### Information provided
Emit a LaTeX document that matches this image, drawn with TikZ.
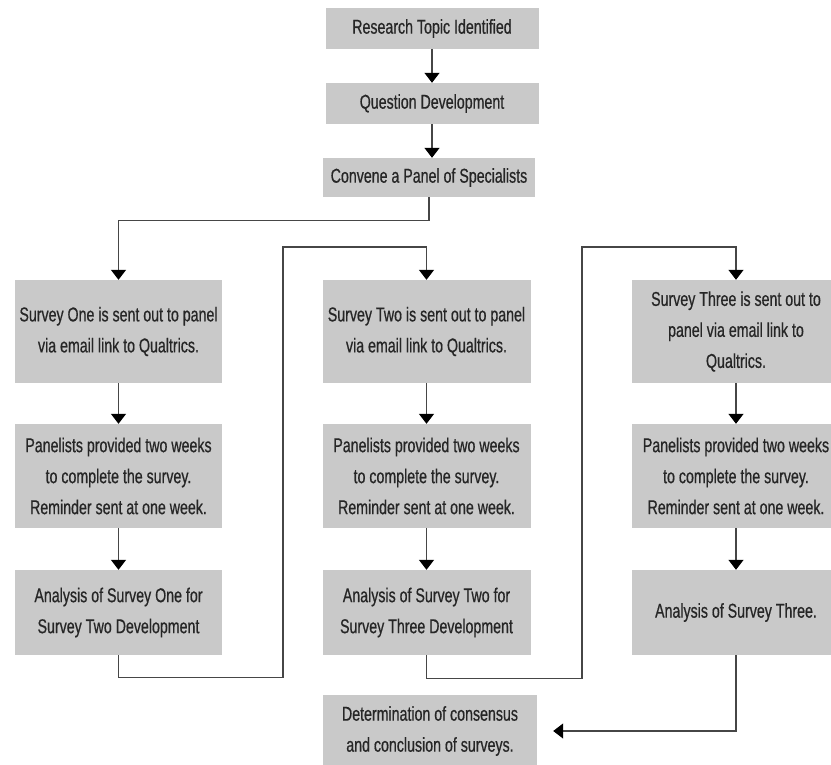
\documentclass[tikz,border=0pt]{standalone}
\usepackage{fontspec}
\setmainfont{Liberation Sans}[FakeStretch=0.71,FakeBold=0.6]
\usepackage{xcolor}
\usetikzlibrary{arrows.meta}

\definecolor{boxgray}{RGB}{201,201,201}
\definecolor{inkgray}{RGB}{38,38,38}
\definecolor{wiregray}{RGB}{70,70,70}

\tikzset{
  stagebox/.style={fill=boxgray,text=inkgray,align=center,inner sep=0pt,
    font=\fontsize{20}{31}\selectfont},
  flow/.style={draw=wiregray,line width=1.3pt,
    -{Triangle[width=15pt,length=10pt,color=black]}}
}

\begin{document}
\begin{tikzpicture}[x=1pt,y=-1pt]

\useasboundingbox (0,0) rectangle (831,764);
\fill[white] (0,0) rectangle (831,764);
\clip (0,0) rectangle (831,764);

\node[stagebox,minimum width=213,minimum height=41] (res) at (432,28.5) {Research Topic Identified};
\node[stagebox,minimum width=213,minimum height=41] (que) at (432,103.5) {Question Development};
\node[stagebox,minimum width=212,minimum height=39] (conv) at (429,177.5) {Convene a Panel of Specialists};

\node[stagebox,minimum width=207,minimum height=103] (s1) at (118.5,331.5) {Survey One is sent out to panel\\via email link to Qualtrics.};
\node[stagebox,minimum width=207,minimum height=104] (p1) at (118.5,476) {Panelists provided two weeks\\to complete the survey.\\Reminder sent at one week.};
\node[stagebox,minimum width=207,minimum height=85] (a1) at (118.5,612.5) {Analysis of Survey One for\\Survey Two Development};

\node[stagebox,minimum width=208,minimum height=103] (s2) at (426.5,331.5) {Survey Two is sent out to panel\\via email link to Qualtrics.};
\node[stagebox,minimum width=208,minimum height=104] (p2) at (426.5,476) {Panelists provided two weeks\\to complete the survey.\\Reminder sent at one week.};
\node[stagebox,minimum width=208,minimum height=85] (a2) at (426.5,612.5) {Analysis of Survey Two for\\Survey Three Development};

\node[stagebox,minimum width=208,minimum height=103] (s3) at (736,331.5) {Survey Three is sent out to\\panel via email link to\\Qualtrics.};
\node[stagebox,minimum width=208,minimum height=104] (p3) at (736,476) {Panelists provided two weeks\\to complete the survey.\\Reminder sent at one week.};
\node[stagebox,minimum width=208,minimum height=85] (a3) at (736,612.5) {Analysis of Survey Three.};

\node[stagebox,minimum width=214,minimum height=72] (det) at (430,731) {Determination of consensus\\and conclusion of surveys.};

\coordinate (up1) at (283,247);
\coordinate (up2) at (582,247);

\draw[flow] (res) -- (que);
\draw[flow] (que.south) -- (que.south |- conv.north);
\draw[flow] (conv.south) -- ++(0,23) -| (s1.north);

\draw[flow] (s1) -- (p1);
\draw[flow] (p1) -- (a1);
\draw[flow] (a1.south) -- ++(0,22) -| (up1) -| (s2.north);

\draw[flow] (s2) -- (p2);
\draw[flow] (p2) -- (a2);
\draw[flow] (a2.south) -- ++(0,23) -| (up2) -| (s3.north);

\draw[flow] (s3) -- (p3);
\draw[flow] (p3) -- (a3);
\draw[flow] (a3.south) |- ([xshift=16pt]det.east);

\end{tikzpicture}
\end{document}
######
_Task prompt_
Set the listing down in full and exactly. Pictures within it should not appear in the copy.

_Solution to this task_
Emit a LaTeX document that matches this image, drawn with TikZ.
\documentclass[tikz,border=0pt]{standalone}
\usepackage{fontspec}
\setmainfont{Liberation Sans}[FakeStretch=0.71,FakeBold=0.6]
\usepackage{xcolor}
\usetikzlibrary{arrows.meta}

\definecolor{boxgray}{RGB}{201,201,201}
\definecolor{inkgray}{RGB}{38,38,38}
\definecolor{wiregray}{RGB}{70,70,70}

\tikzset{
  stagebox/.style={fill=boxgray,text=inkgray,align=center,inner sep=0pt,
    font=\fontsize{20}{31}\selectfont},
  flow/.style={draw=wiregray,line width=1.3pt,
    -{Triangle[width=15pt,length=10pt,color=black]}}
}

\begin{document}
\begin{tikzpicture}[x=1pt,y=-1pt]

\useasboundingbox (0,0) rectangle (831,764);
\fill[white] (0,0) rectangle (831,764);
\clip (0,0) rectangle (831,764);

\node[stagebox,minimum width=213,minimum height=41] (res) at (432,28.5) {Research Topic Identified};
\node[stagebox,minimum width=213,minimum height=41] (que) at (432,103.5) {Question Development};
\node[stagebox,minimum width=212,minimum height=39] (conv) at (429,177.5) {Convene a Panel of Specialists};

\node[stagebox,minimum width=207,minimum height=103] (s1) at (118.5,331.5) {Survey One is sent out to panel\\via email link to Qualtrics.};
\node[stagebox,minimum width=207,minimum height=104] (p1) at (118.5,476) {Panelists provided two weeks\\to complete the survey.\\Reminder sent at one week.};
\node[stagebox,minimum width=207,minimum height=85] (a1) at (118.5,612.5) {Analysis of Survey One for\\Survey Two Development};

\node[stagebox,minimum width=208,minimum height=103] (s2) at (426.5,331.5) {Survey Two is sent out to panel\\via email link to Qualtrics.};
\node[stagebox,minimum width=208,minimum height=104] (p2) at (426.5,476) {Panelists provided two weeks\\to complete the survey.\\Reminder sent at one week.};
\node[stagebox,minimum width=208,minimum height=85] (a2) at (426.5,612.5) {Analysis of Survey Two for\\Survey Three Development};

\node[stagebox,minimum width=208,minimum height=103] (s3) at (736,331.5) {Survey Three is sent out to\\panel via email link to\\Qualtrics.};
\node[stagebox,minimum width=208,minimum height=104] (p3) at (736,476) {Panelists provided two weeks\\to complete the survey.\\Reminder sent at one week.};
\node[stagebox,minimum width=208,minimum height=85] (a3) at (736,612.5) {Analysis of Survey Three.};

\node[stagebox,minimum width=214,minimum height=72] (det) at (430,731) {Determination of consensus\\and conclusion of surveys.};

\coordinate (up1) at (283,247);
\coordinate (up2) at (582,247);

\draw[flow] (res) -- (que);
\draw[flow] (que.south) -- (que.south |- conv.north);
\draw[flow] (conv.south) -- ++(0,23) -| (s1.north);

\draw[flow] (s1) -- (p1);
\draw[flow] (p1) -- (a1);
\draw[flow] (a1.south) -- ++(0,22) -| (up1) -| (s2.north);

\draw[flow] (s2) -- (p2);
\draw[flow] (p2) -- (a2);
\draw[flow] (a2.south) -- ++(0,23) -| (up2) -| (s3.north);

\draw[flow] (s3) -- (p3);
\draw[flow] (p3) -- (a3);
\draw[flow] (a3.south) |- ([xshift=16pt]det.east);

\end{tikzpicture}
\end{document}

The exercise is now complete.